A traditional business problem customized here to data science.
1. Identify the problem
- Identify metrics used to measure success over baseline (doing nothing)
- Identify type of problem: prototyping, proof of concept, root cause analysis, predictive analytics, prescriptive analytics, machine-to-machine implementation
- Identify key people within your organization and outside
- Get specifications, requirements, priorities, budgets
- How accurate the solution needs to be?
- Do we need all the data?
- Built internally versus using a vendor solution
- Vendor comparison, benchmarking
2. Identify available data sources
- Extract (or obtain) and check sample data (use sound sampling techniques); discuss fields to make sure data is understood by you
- Perform EDA (exploratory analysis, data dictionary)
- Assess quality of data, and value available in data
- Identify data glitches, find work-around
- Is quality and fields populated consistent over time?
- Are some fields a blend of different stuff (example: keyword field, sometimes equal to user query, sometimes to advertiser keyword, with no way to know except via statistical analyses or by talking to business people)
- How to improve data quality moving forward
- Do I need to create mini summary tables / database to
- Which tool do I need (R, Excel, Tableau, Python, Perl, Tableau, SAS and so on)
3. Identify if additional data sources are needed
- What fields should be capture
- How granular
- How much historical data
- Do we need real time data
- How to store or access the data (NoSQL? Map-Reduce?)
- Do we need experimental design?
4. Statistical Analyses
- Use imputation methods as needed
- Detect / remove outliers
- Selecting variables (variables reduction)
- Is the data censored (hidden data, as in survival analysis or time-to-crime statistics)
- Cross-correlation analysis
- Model selection (as needed, favor simple models)
- Sensitivity analysis
- Cross-validation, model fitting
- Measure accuracy, provide confidence intervals
5. Implementation, development
- FSSRR: Fast, simple, scalable, robust, re-usable
- How frequently do I need to update lookup tables, white lists, data uploads, and so on
- Need to create an API to communicate with other apps?
6. Communicate results
- Need to integrate results in dashboard?
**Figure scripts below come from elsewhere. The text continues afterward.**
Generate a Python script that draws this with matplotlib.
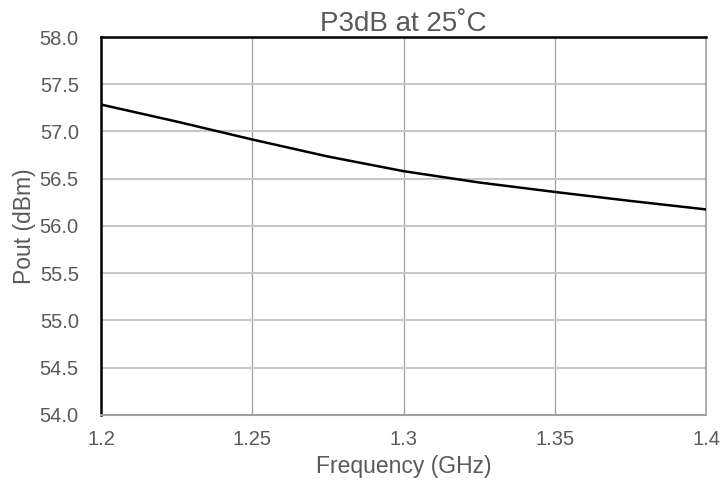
import numpy as np
import matplotlib.pyplot as plt

plt.rcParams['font.family'] = ['Liberation Sans', 'DejaVu Sans']

freq = [1.2, 1.225, 1.25, 1.275, 1.3, 1.325, 1.35, 1.375, 1.4]
pout = [57.285, 57.105, 56.915, 56.735, 56.58, 56.46, 56.36, 56.265, 56.175]

xticks = [1.2, 1.25, 1.3, 1.35, 1.4]
xlabels = ['1.2', '1.25', '1.3', '1.35', '1.4']
yticks = np.arange(54.0, 58.01, 0.5)

grey = '#595959'

fig = plt.figure(figsize=(7.22, 4.87), dpi=100)
ax = fig.add_axes([0.140, 0.148, 0.838, 0.776])

ax.plot(freq, pout, color='black', lw=1.8, zorder=3)

ax.set_xlim(1.2, 1.4)
ax.set_ylim(54, 58)
ax.set_xticks(xticks)
ax.set_xticklabels(xlabels)
ax.set_yticks(yticks)
ax.set_yticklabels(['%.1f' % v for v in yticks])

ax.grid(axis='y', color='#c8c8c8', lw=1.5)
ax.grid(axis='x', color='#a0a0a0', lw=0.9)
ax.tick_params(length=0, labelsize=14.5, colors=grey)
ax.tick_params(axis='y', pad=16)
ax.tick_params(axis='x', pad=11)

ax.spines['left'].set_color('black')
ax.spines['left'].set_linewidth(1.8)
ax.spines['top'].set_color('black')
ax.spines['top'].set_linewidth(1.8)
ax.spines['right'].set_color('#a0a0a0')
ax.spines['right'].set_linewidth(1.2)
ax.spines['bottom'].set_color('#a0a0a0')
ax.spines['bottom'].set_linewidth(1.5)

ax.set_xlabel('Frequency (GHz)', fontsize=16.5, color=grey, labelpad=4)
ax.set_ylabel('Pout (dBm)', fontsize=16.5, color=grey, labelpad=3)
ax.set_title('P3dB at 25˚C', fontsize=20, color=grey, pad=2)

fig.savefig('out.png', dpi=100)
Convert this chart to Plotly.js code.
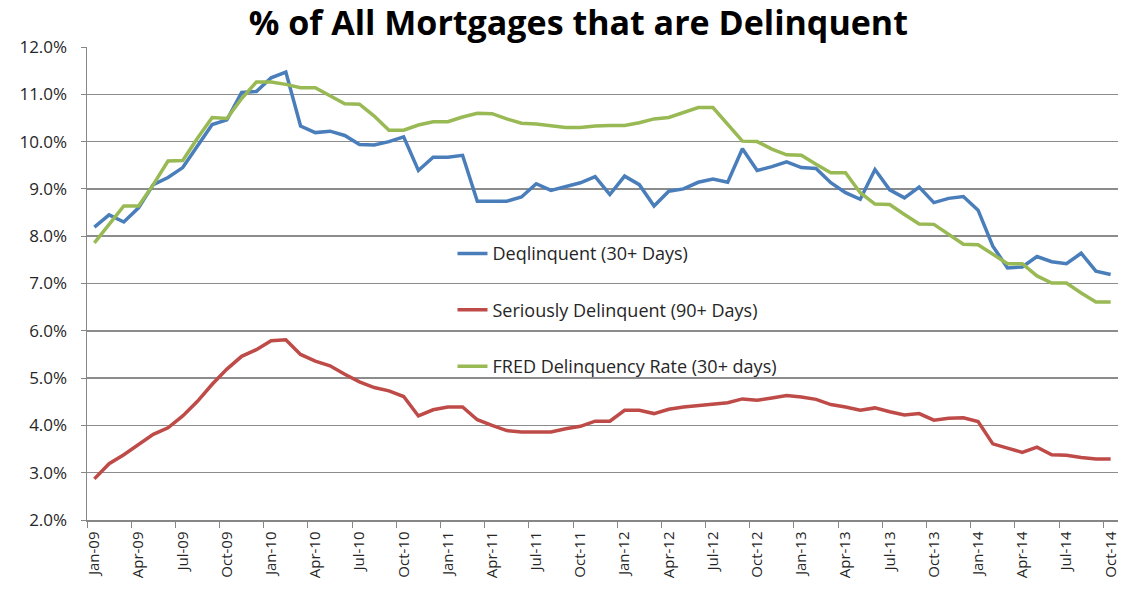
<!DOCTYPE html>
<html>
<head>
<meta charset="utf-8">
<script src="https://cdn.plot.ly/plotly-3.0.1.min.js"></script>
<style>html,body{margin:0;padding:0;background:#fff;}#chart{width:1123px;height:605px;}</style>
</head>
<body>
<div id="chart"></div>
<script>
const months = [
 "Jan-09","Feb-09","Mar-09","Apr-09","May-09","Jun-09","Jul-09","Aug-09","Sep-09","Oct-09","Nov-09","Dec-09",
 "Jan-10","Feb-10","Mar-10","Apr-10","May-10","Jun-10","Jul-10","Aug-10","Sep-10","Oct-10","Nov-10","Dec-10",
 "Jan-11","Feb-11","Mar-11","Apr-11","May-11","Jun-11","Jul-11","Aug-11","Sep-11","Oct-11","Nov-11","Dec-11",
 "Jan-12","Feb-12","Mar-12","Apr-12","May-12","Jun-12","Jul-12","Aug-12","Sep-12","Oct-12","Nov-12","Dec-12",
 "Jan-13","Feb-13","Mar-13","Apr-13","May-13","Jun-13","Jul-13","Aug-13","Sep-13","Oct-13","Nov-13","Dec-13",
 "Jan-14","Feb-14","Mar-14","Apr-14","May-14","Jun-14","Jul-14","Aug-14","Sep-14","Oct-14"
];

const delinquent30 = [
 8.19,8.45,8.30,8.60,9.09,9.24,9.45,9.91,10.36,10.46,11.04,11.06,
 11.35,11.47,10.33,10.19,10.22,10.13,9.94,9.93,10.00,10.10,9.39,9.67,
 9.67,9.71,8.74,8.74,8.74,8.83,9.11,8.97,9.05,9.13,9.26,8.88,
 9.27,9.09,8.64,8.95,9.00,9.14,9.21,9.14,9.85,9.39,9.47,9.57,
 9.45,9.43,9.13,8.92,8.78,9.41,8.98,8.81,9.04,8.71,8.80,8.84,
 8.55,7.79,7.33,7.35,7.57,7.46,7.42,7.64,7.26,7.19
];

const seriously90 = [
 2.87,3.19,3.38,3.59,3.81,3.95,4.20,4.51,4.87,5.19,5.46,5.60,
 5.79,5.81,5.50,5.36,5.26,5.08,4.92,4.80,4.73,4.61,4.20,4.33,
 4.39,4.39,4.12,4.00,3.89,3.86,3.86,3.86,3.93,3.98,4.09,4.09,
 4.32,4.32,4.25,4.34,4.39,4.42,4.46,4.48,4.56,4.53,4.58,4.63,
 4.60,4.55,4.44,4.39,4.32,4.37,4.29,4.22,4.25,4.11,4.15,4.16,
 4.08,3.61,3.52,3.43,3.54,3.38,3.37,3.32,3.29,3.29
];

const fred30 = [
 7.86,8.26,8.64,8.64,9.09,9.59,9.60,10.07,10.51,10.49,10.91,11.26,
 11.26,11.21,11.14,11.14,10.98,10.80,10.79,10.54,10.24,10.24,10.35,10.42,
 10.42,10.52,10.60,10.59,10.48,10.39,10.37,10.33,10.30,10.30,10.33,10.34,
 10.34,10.40,10.48,10.51,10.61,10.72,10.72,10.36,10.01,10.00,9.84,9.72,
 9.71,9.52,9.34,9.34,8.92,8.68,8.67,8.46,8.26,8.25,8.04,7.83,
 7.82,7.61,7.42,7.42,7.16,7.01,7.01,6.80,6.61,6.61
];

const seriesNames = [
 "Deqlinquent (30+ Days)",
 "Seriously Delinquent (90+ Days)",
 "FRED Delinquency Rate (30+ days)"
];
const seriesColors = ["#4A7EBB", "#BE4B48", "#98B954"];
const seriesValues = [delinquent30, seriously90, fred30];

const traces = seriesValues.map((vals, k) => ({
  type: "scatter",
  mode: "lines",
  x: months,
  y: vals,
  name: seriesNames[k],
  legendgroup: "g" + k,
  line: {color: seriesColors[k], width: 3.5},
  hoverinfo: "x+y+name"
}));

const baseFont = "'Open Sans', Lato, sans-serif";

const layout = {
  width: 1123,
  height: 605,
  margin: {l: 87, r: 5, t: 47, b: 85},
  paper_bgcolor: "#ffffff",
  plot_bgcolor: "#ffffff",
  font: {family: baseFont, color: "#262626"},
  title: {
    text: "<b>% of All Mortgages that are Delinquent</b>",
    font: {family: baseFont, size: 34, color: "#000000"},
    x: 0.515, xanchor: "center", y: 0.962, yanchor: "middle"
  },
  xaxis: {
    type: "category",
    range: [-0.5, 69.5],
    dtick: 3,
    tickson: "boundaries",
    ticks: "outside",
    ticklen: 6,
    tickcolor: "#868686",
    tickangle: -90,
    ticklabelstandoff: 4,
    tickfont: {family: baseFont, size: 15, color: "#262626"},
    showgrid: false,
    showline: true,
    linecolor: "#868686",
    linewidth: 1.5,
    zeroline: false,
    fixedrange: true
  },
  yaxis: {
    range: [2, 12],
    dtick: 1,
    tick0: 2,
    ticksuffix: "%",
    tickformat: ".1f",
    ticks: "outside",
    ticklen: 5,
    tickcolor: "#868686",
    ticklabelstandoff: 10,
    tickfont: {family: baseFont, size: 17, color: "#262626"},
    showgrid: true,
    gridcolor: "#8C8C8C",
    gridwidth: 1.5,
    showline: true,
    linecolor: "#868686",
    linewidth: 1.5,
    zeroline: false,
    fixedrange: true
  },
  showlegend: true,
  legend: {
    x: 0.3545, xanchor: "left",
    y: 0.602, yanchor: "top",
    bgcolor: "rgba(0,0,0,0)",
    borderwidth: 0,
    traceorder: "grouped",
    tracegroupgap: 30,
    font: {family: baseFont, size: 18, color: "#262626"}
  }
};

Plotly.newPlot("chart", traces, layout, {displayModeBar: false, staticPlot: true});
</script>
</body>
</html>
Need to create an email alert system?
- Decide on dashboard architecture, with business people
- Discuss potential improvements (with cost estimates)
- Provide training
- Commenting code, writing a technical report, explaining how your solution should be used, parameters fine-tuned, and results interpreted
- Test the model or implementation; stress tests
- Regular updates
- Final outsourcing to engineering and business people in your company, once solutions is stable
- Help move solution to new platform or vendor